Wifi/Strom: ★★★☆☆. Brussels Airlines bietet (noch) kein Wifi an. Während wir das in der Economy und Premium Economy akzeptabel finden, gehört das Angebot für uns heute in der Business Class, wo Menschen arbeiten wollen, einfach dazu. Das gibt deutlichen Abzug. Eine Steckdose und eine USB-Buchse zum Laden von Geräten sind vorhanden.

Extras: ★★★★☆. Beim Einsteigen liegen eine dicke Decke und ein großes Kissen bereits bereit. Eine Unterlage gibt es bei Brussels Airlines nicht. Business-Reisende bekommen ein Amenity-Kit, dessen Inhalt eher spartanisch ist. Enthalten sind die Klassiker Zahnpasta und -bürste, Schlafbrille, Socken, Handcreme, Lippenbalsam und ein Stift. Ohrstöpsel fehlten (zumindest bei uns). Hier bieten Konkurrenten inzwischen mehr. Verpackt ist das Ganze in einem simplen Beutel ohne Designansprüche. Das ist etwas enttäuschend. Allerdings hat er einen Vorteil: Der Beutel ist genug groß, damit man ihn auch wieder einmal als Wochenend-Kulturbeutel verwenden kann.

Gesamtnote: 4,2 – Gut
(Skala: Sehr gut = über 4,5, Gut = 3,7 bis 4,4, Befriedigend = 2,7 bis 3,6, Schlecht = 2,0 bis 2,6, Sehr schlecht = unter 2,0)
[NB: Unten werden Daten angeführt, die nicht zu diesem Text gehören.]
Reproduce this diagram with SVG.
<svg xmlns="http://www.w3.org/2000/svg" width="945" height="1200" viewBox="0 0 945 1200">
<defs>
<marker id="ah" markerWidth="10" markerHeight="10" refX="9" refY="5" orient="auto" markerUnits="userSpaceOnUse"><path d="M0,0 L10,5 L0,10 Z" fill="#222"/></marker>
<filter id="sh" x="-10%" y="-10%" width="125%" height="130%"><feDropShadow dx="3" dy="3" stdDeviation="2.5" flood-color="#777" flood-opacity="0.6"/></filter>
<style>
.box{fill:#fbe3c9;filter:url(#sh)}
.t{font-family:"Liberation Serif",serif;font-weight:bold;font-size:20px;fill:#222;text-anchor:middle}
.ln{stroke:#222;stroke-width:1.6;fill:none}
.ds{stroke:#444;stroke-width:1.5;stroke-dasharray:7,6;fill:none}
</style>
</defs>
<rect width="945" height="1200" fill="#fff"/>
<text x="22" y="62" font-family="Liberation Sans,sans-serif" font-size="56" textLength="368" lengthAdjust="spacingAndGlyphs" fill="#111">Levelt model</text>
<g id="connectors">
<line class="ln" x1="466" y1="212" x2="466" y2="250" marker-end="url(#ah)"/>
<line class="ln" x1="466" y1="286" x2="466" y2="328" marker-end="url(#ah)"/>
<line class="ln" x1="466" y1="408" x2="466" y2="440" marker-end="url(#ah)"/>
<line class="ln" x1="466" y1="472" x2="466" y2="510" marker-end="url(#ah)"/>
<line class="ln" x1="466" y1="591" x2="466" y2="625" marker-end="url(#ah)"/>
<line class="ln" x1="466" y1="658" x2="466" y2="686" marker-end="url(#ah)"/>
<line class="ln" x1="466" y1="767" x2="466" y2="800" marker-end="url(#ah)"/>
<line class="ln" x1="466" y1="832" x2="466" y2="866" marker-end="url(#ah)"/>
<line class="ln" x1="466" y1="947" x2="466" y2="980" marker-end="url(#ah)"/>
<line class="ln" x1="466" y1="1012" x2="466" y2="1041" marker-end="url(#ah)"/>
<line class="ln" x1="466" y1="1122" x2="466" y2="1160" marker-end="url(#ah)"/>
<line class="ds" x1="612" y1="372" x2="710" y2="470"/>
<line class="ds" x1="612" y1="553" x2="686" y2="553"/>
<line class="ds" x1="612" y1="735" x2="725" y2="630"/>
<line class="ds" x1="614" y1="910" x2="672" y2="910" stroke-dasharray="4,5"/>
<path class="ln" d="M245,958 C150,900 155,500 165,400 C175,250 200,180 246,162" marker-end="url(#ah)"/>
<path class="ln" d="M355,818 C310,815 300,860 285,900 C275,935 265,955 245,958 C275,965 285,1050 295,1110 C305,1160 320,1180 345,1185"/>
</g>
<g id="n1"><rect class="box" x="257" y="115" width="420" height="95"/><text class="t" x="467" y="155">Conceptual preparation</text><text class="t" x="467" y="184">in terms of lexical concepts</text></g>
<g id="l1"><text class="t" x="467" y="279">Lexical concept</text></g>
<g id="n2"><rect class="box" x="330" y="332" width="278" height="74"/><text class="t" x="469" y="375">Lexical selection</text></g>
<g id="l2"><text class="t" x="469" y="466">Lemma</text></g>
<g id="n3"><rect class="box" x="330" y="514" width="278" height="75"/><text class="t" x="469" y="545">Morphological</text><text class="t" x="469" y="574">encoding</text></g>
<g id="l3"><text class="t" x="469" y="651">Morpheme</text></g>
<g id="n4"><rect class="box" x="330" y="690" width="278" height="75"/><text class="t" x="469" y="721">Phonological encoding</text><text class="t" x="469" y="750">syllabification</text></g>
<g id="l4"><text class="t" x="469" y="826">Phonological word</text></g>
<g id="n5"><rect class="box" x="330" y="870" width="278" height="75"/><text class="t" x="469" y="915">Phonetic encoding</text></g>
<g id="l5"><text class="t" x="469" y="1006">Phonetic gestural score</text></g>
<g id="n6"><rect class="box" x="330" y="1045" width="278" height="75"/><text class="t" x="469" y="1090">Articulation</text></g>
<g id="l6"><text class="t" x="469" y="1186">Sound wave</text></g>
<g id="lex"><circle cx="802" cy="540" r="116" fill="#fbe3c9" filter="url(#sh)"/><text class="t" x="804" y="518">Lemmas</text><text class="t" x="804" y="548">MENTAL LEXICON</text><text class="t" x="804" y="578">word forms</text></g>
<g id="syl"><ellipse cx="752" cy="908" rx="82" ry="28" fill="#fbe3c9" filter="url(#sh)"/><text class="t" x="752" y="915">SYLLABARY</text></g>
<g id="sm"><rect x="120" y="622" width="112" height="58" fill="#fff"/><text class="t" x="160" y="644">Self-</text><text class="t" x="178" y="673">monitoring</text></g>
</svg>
Fazit: Die Business Class von Brussels Airlines kann locker mit der der größeren Konkurrenten mithalten. Sie überraschte uns mit einem sehr guten Service und kleinen, feinen Details. Vor allem, wer zu weniger bekannten Zielen in Afrika fliegen will, der findet hier sicherlich ein attraktives Angebot, sofern auch der Preis stimmt.

In der oben stehenden Bildergalerie sehen Sie weitere Bilder aus der Business Class von Brussels Airlines.
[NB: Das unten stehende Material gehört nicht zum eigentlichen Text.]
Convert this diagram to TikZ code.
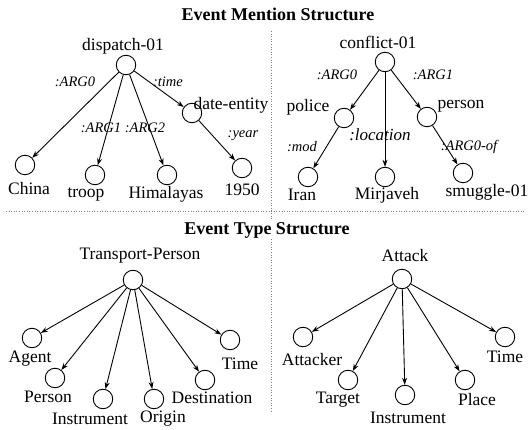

Der Testflug verursachte 658 Kilogramm CO2. Wie bei allen Dienstreisen kompensierte aeroTELEGRAPH diese Emissionen durch die Unterstützung von Aufforstungsprojekten und des Kaufs von Biokerosin über den Kompensationsanbieter Compensaid.
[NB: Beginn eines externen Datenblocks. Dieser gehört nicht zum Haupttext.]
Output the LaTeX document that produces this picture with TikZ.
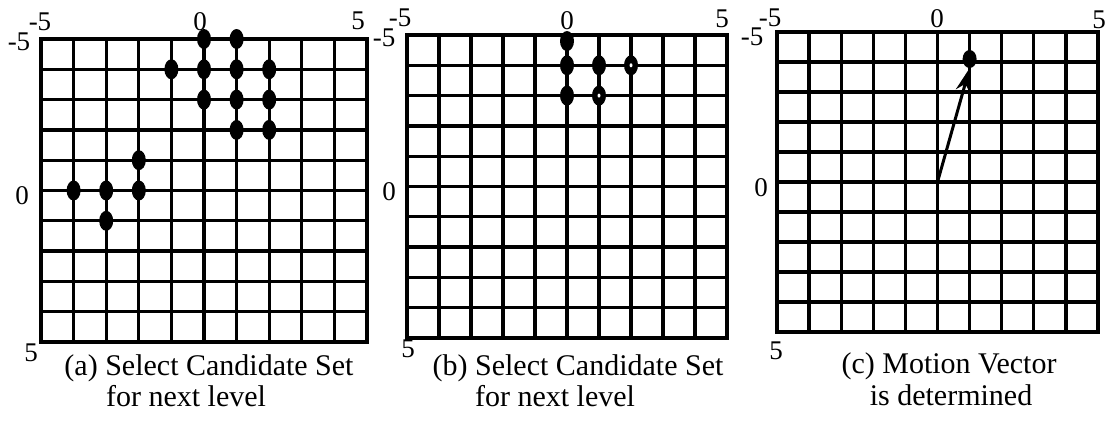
\documentclass[tikz,border=0pt]{standalone}
\usepackage{fontspec}
\setmainfont{Liberation Serif}
\usetikzlibrary{shapes.geometric,arrows.meta}
\tikzset{
  gridline/.style={line width=3.3pt, line cap=rect},
  dotnode/.style={ellipse, fill=black, inner sep=0pt, minimum width=14pt, minimum height=20pt},
  spotnode/.style={ellipse, fill=white, inner sep=0pt, minimum width=3pt, minimum height=4pt},
  axislbl/.style={font=\fontsize{27}{27}\selectfont, inner sep=0pt},
  captxt/.style={font=\fontsize{30}{30}\selectfont, inner sep=0pt, anchor=base},
  vecarrow/.style={line width=3pt, -{Stealth[length=24pt,width=15pt]}},
}
\begin{document}
\begin{tikzpicture}[x=1pt,y=-1pt]
\useasboundingbox (0,0) rectangle (1107,423);
% ---------- panel (a)
\begin{scope}[shift={(204,190.5)}, x=32.6pt, y=-30.3pt]
  \foreach \i in {-5,...,5} {
    \draw[gridline] (\i,-5) -- (\i,5);
    \draw[gridline] (-5,\i) -- (5,\i);
  }
  \foreach \px/\py [count=\k] in {0/-5,1/-5,-1/-4,0/-4,1/-4,2/-4,0/-3,1/-3,2/-3,1/-2,2/-2,-2/-1,-4/0,-3/0,-2/0,-3/1}
    \node[dotnode] (adot\k) at (\px,\py) {};
\end{scope}
\node[axislbl] (axm) at (40,22) {-5};
\node[axislbl] (aym) at (19,42) {-5};
\node[axislbl] (axz) at (200,22) {0};
\node[axislbl] (axp) at (358,21) {5};
\node[axislbl] (ayz) at (22,196) {0};
\node[axislbl] (ayp) at (31,353) {5};
\node[captxt] (capa1) at (209,375) {(a) Select Candidate Set};
\node[captxt] (capa2) at (186,406) {for next level};
% ---------- panel (b)
\begin{scope}[shift={(567,186.5)}, x=32pt, y=-30.3pt]
  \foreach \i in {-5,...,5} {
    \draw[gridline] (\i,-5) -- (\i,5);
    \draw[gridline] (-5,\i) -- (5,\i);
  }
  \foreach \px/\py [count=\k] in {0/-4.8,0/-4,1/-4,2/-4,0/-3,1/-3}
    \node[dotnode] (bdot\k) at (\px,\py) {};
  \node[spotnode] (bspot1) at (bdot4) {};
  \node[spotnode] (bspot2) at (bdot6) {};
\end{scope}
\node[axislbl] (bxm) at (400,18) {-5};
\node[axislbl] (bym) at (384,38) {-5};
\node[axislbl] (bxz) at (567,21) {0};
\node[axislbl] (bxp) at (722,19) {5};
\node[axislbl] (byz) at (389,192) {0};
\node[axislbl] (byp) at (408,349) {5};
\node[captxt] (capb1) at (578,375) {(b) Select Candidate Set};
\node[captxt] (capb2) at (555,406) {for next level};
% ---------- panel (c)
\begin{scope}[shift={(937.5,182)}, x=32.1pt, y=-30pt]
  \foreach \i in {-5,...,5} {
    \draw[gridline] (\i,-5) -- (\i,5);
    \draw[gridline] (-5,\i) -- (5,\i);
  }
  \coordinate (corig) at (0,0);
  \node[dotnode, minimum width=14pt, minimum height=18pt] (cdot) at (1,-4.1) {};
  \draw[vecarrow] (corig) -- (cdot.south);
\end{scope}
\node[axislbl] (cxm) at (770,18) {-5};
\node[axislbl] (cym) at (752,37) {-5};
\node[axislbl] (cxz) at (937,19) {0};
\node[axislbl] (cxp) at (1099,20) {5};
\node[axislbl] (cyz) at (761,188) {0};
\node[axislbl] (cyp) at (776,351) {5};
\node[captxt] (capc1) at (949,373) {(c) Motion Vector};
\node[captxt] (capc2) at (951,405) {is determined};
\end{tikzpicture}
\end{document}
Das Flugticket für diesen Test wurde von Brussels Airlines zur Verfügung gestellt. Die Tester von aeroTELEGRAPH hatten bei ihrem Urteil trotzdem freie Hand. Die Fluggesellschaft nahm weder Einfluss auf den Inhalt des Artikels noch stellte sie irgendwelche Bedingungen. Das würde dem Verhaltenskodex von aeroTELEGRAPH widersprechen.